— PM says sailors formed network and voted against his party
Prime Minister Ralph Gonsalves is claiming that most of the Vincentian sailors who were in St. Vincent and the Grenadines on election day, Nov. 5, having been furloughed because of the coronavirus pandemic, voted against his government.
“Despite what I did for the sailors, objectively, most of them voted against the ULP. Life really ain’t fair eh,” he said on his weekly appearance on NBC Radio on Wednesday.
Gonsalves, whose Unity Labour Party secured an historic fifth consecutive term in office in the general elections, winning an additional seat to take nine in the 15-member Parliament, said that the sailors formed a network across the country and galvanised against him.
He said that during the campaign, he met some sailors “who were vehemently opposed to me”.
The prime minister said that the sailors complained that his government had taken too long to allow them to come home after the pandemic was declared.
Gonsalves said he responded by saying he had to bring the sailors home “and not to be bullied” by the cruise ship or the oil rig companies.
“I said, ‘I brought you all in, the cruise ship were the ones who were playing the fool.’
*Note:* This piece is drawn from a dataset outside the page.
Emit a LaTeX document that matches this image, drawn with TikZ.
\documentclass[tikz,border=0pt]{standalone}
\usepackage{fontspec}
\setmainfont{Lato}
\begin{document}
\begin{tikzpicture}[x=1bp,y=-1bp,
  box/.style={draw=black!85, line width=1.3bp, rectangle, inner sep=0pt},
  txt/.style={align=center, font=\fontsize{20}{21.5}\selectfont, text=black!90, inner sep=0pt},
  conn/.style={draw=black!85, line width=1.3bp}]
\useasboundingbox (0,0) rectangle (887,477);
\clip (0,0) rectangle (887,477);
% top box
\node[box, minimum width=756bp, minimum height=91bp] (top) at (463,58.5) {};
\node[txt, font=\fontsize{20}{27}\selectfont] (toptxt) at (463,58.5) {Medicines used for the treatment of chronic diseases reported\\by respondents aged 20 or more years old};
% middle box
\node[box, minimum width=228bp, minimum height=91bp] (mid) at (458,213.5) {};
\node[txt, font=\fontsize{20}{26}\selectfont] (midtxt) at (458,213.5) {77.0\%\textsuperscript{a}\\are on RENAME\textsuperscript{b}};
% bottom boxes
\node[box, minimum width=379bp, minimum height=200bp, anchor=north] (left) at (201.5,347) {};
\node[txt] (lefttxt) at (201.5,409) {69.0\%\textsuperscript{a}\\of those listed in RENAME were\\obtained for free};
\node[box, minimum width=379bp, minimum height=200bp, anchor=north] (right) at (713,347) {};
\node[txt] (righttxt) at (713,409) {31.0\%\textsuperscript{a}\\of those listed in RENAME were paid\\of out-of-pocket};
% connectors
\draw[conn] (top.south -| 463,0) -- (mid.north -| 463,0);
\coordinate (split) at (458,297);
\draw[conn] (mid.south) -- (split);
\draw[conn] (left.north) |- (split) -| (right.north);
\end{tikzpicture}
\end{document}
“I said, ‘As long ago as April the 20th I sent them the legal opinion which I had. I repeat it all the time that we are the only government that went out of the blocks with a legal opinion from the attorney general, which legal opinion was confirmed and even extended by CARICOM.’”
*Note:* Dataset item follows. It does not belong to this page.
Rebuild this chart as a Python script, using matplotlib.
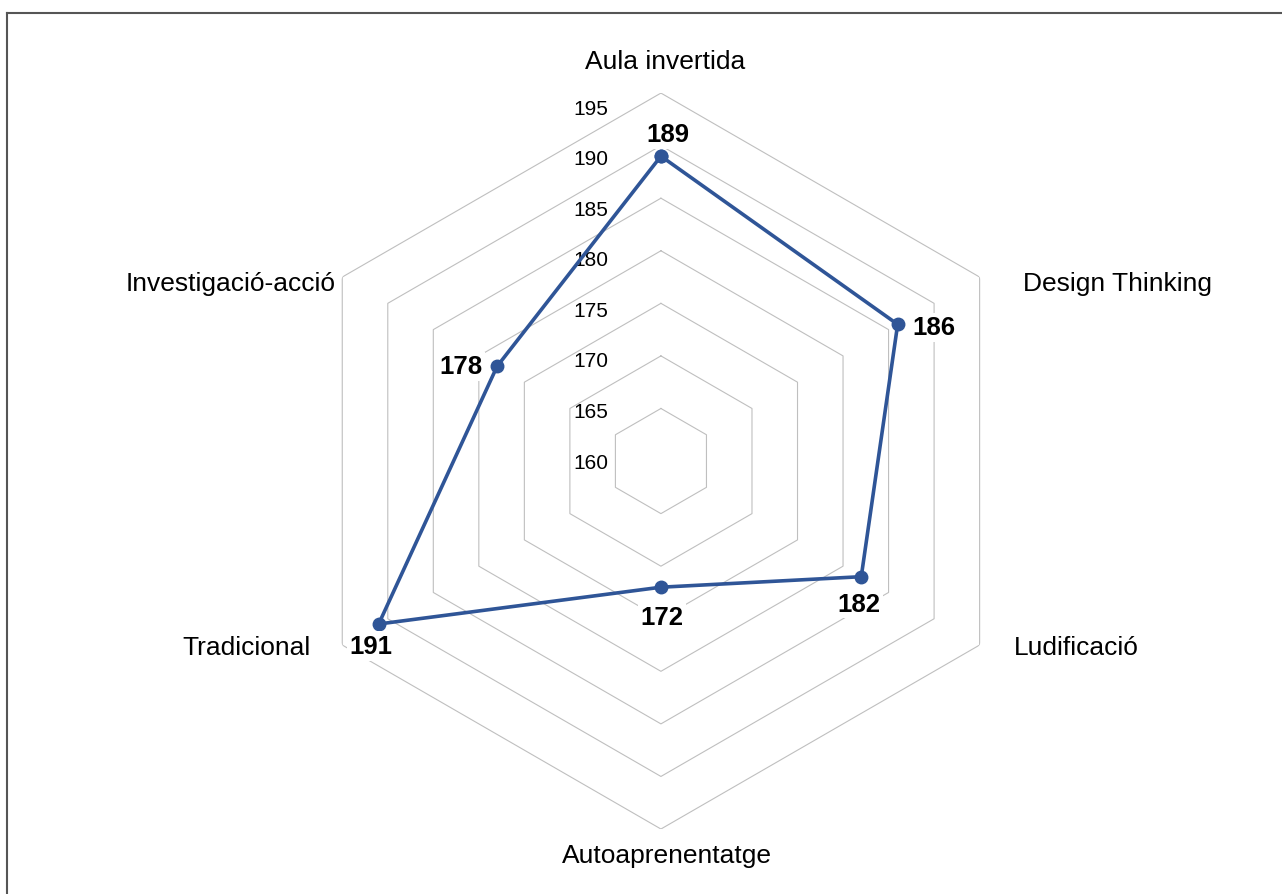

The prime minister said he told the sailors that he was acting on the basis of international law “to make sure that things were done properly and to protect everybody”.
Among the demands that Gonsalves made as a condition of return of the sailors was that the cruise companies pay for their quarantine in hotels on their return.
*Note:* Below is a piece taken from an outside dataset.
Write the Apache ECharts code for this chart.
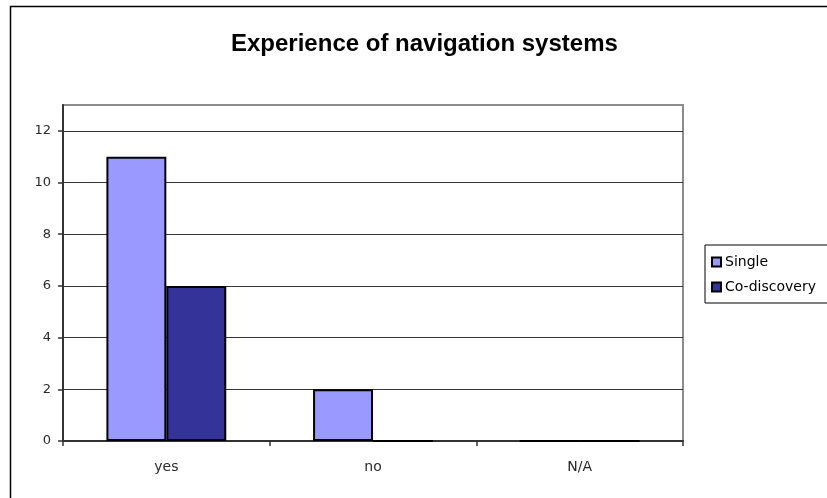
<!DOCTYPE html>
<html>
<head>
<meta charset="utf-8">
<script src="https://cdn.jsdelivr.net/npm/echarts@6/dist/echarts.min.js"></script>
<style>
  html, body { margin: 0; padding: 0; background: #fff; }
  #chart { width: 827px; height: 498px; }
</style>
</head>
<body>
<div id="chart"></div>
<script>
// Survey answers: prior experience with navigation systems
const categories = ['yes', 'no', 'N/A'];
const singleValues = [11, 2, 0];
const coDiscoveryValues = [6, 0, 0];
const yTickValues = [0, 2, 4, 6, 8, 10, 12];
const seriesNames = ['Single', 'Co-discovery'];

const chart = echarts.init(document.getElementById('chart'), null, { renderer: 'canvas' });

const axisFont = { fontFamily: 'DejaVu Sans', fontSize: 13, color: '#2a2a2a' };

chart.setOption({
  animation: false,
  backgroundColor: '#fff',
  graphic: [{
    type: 'rect',
    left: 8, top: 4,
    shape: { width: 830, height: 500 },
    style: { fill: 'none', stroke: '#000', lineWidth: 1.5 },
    silent: true,
    z: 100
  }],
  title: {
    text: 'Experience of navigation systems',
    left: 226,
    top: 27,
    textStyle: { fontFamily: 'Liberation Sans', fontWeight: 'bold', fontSize: 24, color: '#000' }
  },
  legend: {
    data: seriesNames,
    orient: 'vertical',
    left: 705,
    top: 245,
    padding: [10, 12, 9, 6],
    itemGap: 11,
    itemWidth: 9,
    itemHeight: 9,
    icon: 'rect',
    borderColor: '#000',
    borderWidth: 1,
    textStyle: { fontFamily: 'DejaVu Sans', fontSize: 14, color: '#000', padding: [0, 0, 0, -1] }
  },
  grid: {
    left: 63,
    right: 144,
    top: 105,
    bottom: 57,
    show: true,
    borderColor: '#8c8c8c',
    borderWidth: 2,
    backgroundColor: '#fff'
  },
  xAxis: {
    type: 'category',
    data: categories,
    axisLine: { lineStyle: { color: '#333', width: 2 } },
    axisTick: { show: true, alignWithLabel: false, length: 5, lineStyle: { color: '#333', width: 1.5 } },
    axisLabel: Object.assign({ margin: 19 }, axisFont, { fontSize: 14 })
  },
  yAxis: {
    type: 'value',
    min: 0,
    max: 13,
    interval: 2,
    axisLine: { show: true, lineStyle: { color: '#333', width: 2 } },
    axisTick: { show: true, length: 5, customValues: yTickValues, lineStyle: { color: '#333', width: 1.5 } },
    axisLabel: Object.assign({ margin: 12, customValues: yTickValues }, axisFont),
    splitLine: { show: true, lineStyle: { color: '#333', width: 1 } }
  },
  series: [
    {
      name: seriesNames[0],
      type: 'bar',
      data: singleValues,
      barGap: '0%',
      barCategoryGap: '42%',
      itemStyle: { color: '#9999ff', borderColor: '#000', borderWidth: 2 }
    },
    {
      name: seriesNames[1],
      type: 'bar',
      data: coDiscoveryValues,
      itemStyle: { color: '#333399', borderColor: '#000', borderWidth: 2 }
    }
  ]
});
</script>
</body>
</html>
Gonsalves said he told the sailors with whom he interacted during the campaign that they were being “unreasonable”.
“I say, ‘The opposition, at first, was saying to keep you all out. I say no; citizenship counts for something I have to bring you home but I have to bring you home in accordance with certain protocols.’ Then they say I must open the floodgates. I say, ‘Open the floodgates for what? You are a high-risk group. To create a problem? But they are blaming me and not the companies and they are not giving credit for what we have done.”
He said that the sailors also complained that the government was only giving them EC$300 in unemployment benefit.
“‘We need more than $300 because what we contribute’,” Gonsalves quoted the sailors as saying.
“I say, ‘Explain to me something, how can I give you more than $300 when that is what I give from the Treasury to an ordinary worker from the hotel or elsewhere who lose their job?’
“‘I say how could you justify getting more than them?’
“He said well, you have a point, I never look at it that way.’ And then he say, ‘Anyway, you should still give us more.’ He understood but yet I must give.
“I can’t deal with that kind of illogic. I even had to say to the person, I say, ‘The farmers haven’t gotten their first $500 yet and you have gotten several months of $300. Now, the $300 is not intended as a living wage. But is just to kind of help you.’
“And they form a network across the country, I am telling you, who opposed me,” Gonsalves said of the sailors.
He said that he was willing to bring the sailors home “when it was the NDP … was saying don’t bring them home, lock it down tight like a drum, on April the 7th and [I] insisted, no, I must bring them….
“But God is good and I will continue to support the sailors in everything, despite the fact that they unfair me at the polls on the basis of what they felt that I should have done, that I wanted to keep them out at sea, which is absolutely untrue,” Gonsalves said.
He said he has “several letters, several emails from sailors expressing appreciation for what I have done, but, you know, is life eh.
“You win some you lose some,” Gonsalves further said, adding that it is the first time he had spoken publicly about the matter.
“But I’ll tell you this. It’s one of the things in politics that even when you implement good policy, sensible policy and helpful policy for people, sometimes, they turn around and kick you in the pants, but there it is. You can’t do anything other than what you have to do, do it right and proper. I brought them home and I protected them, their families and the population of St. Vincent and the Grenadines,” Gonsalves said.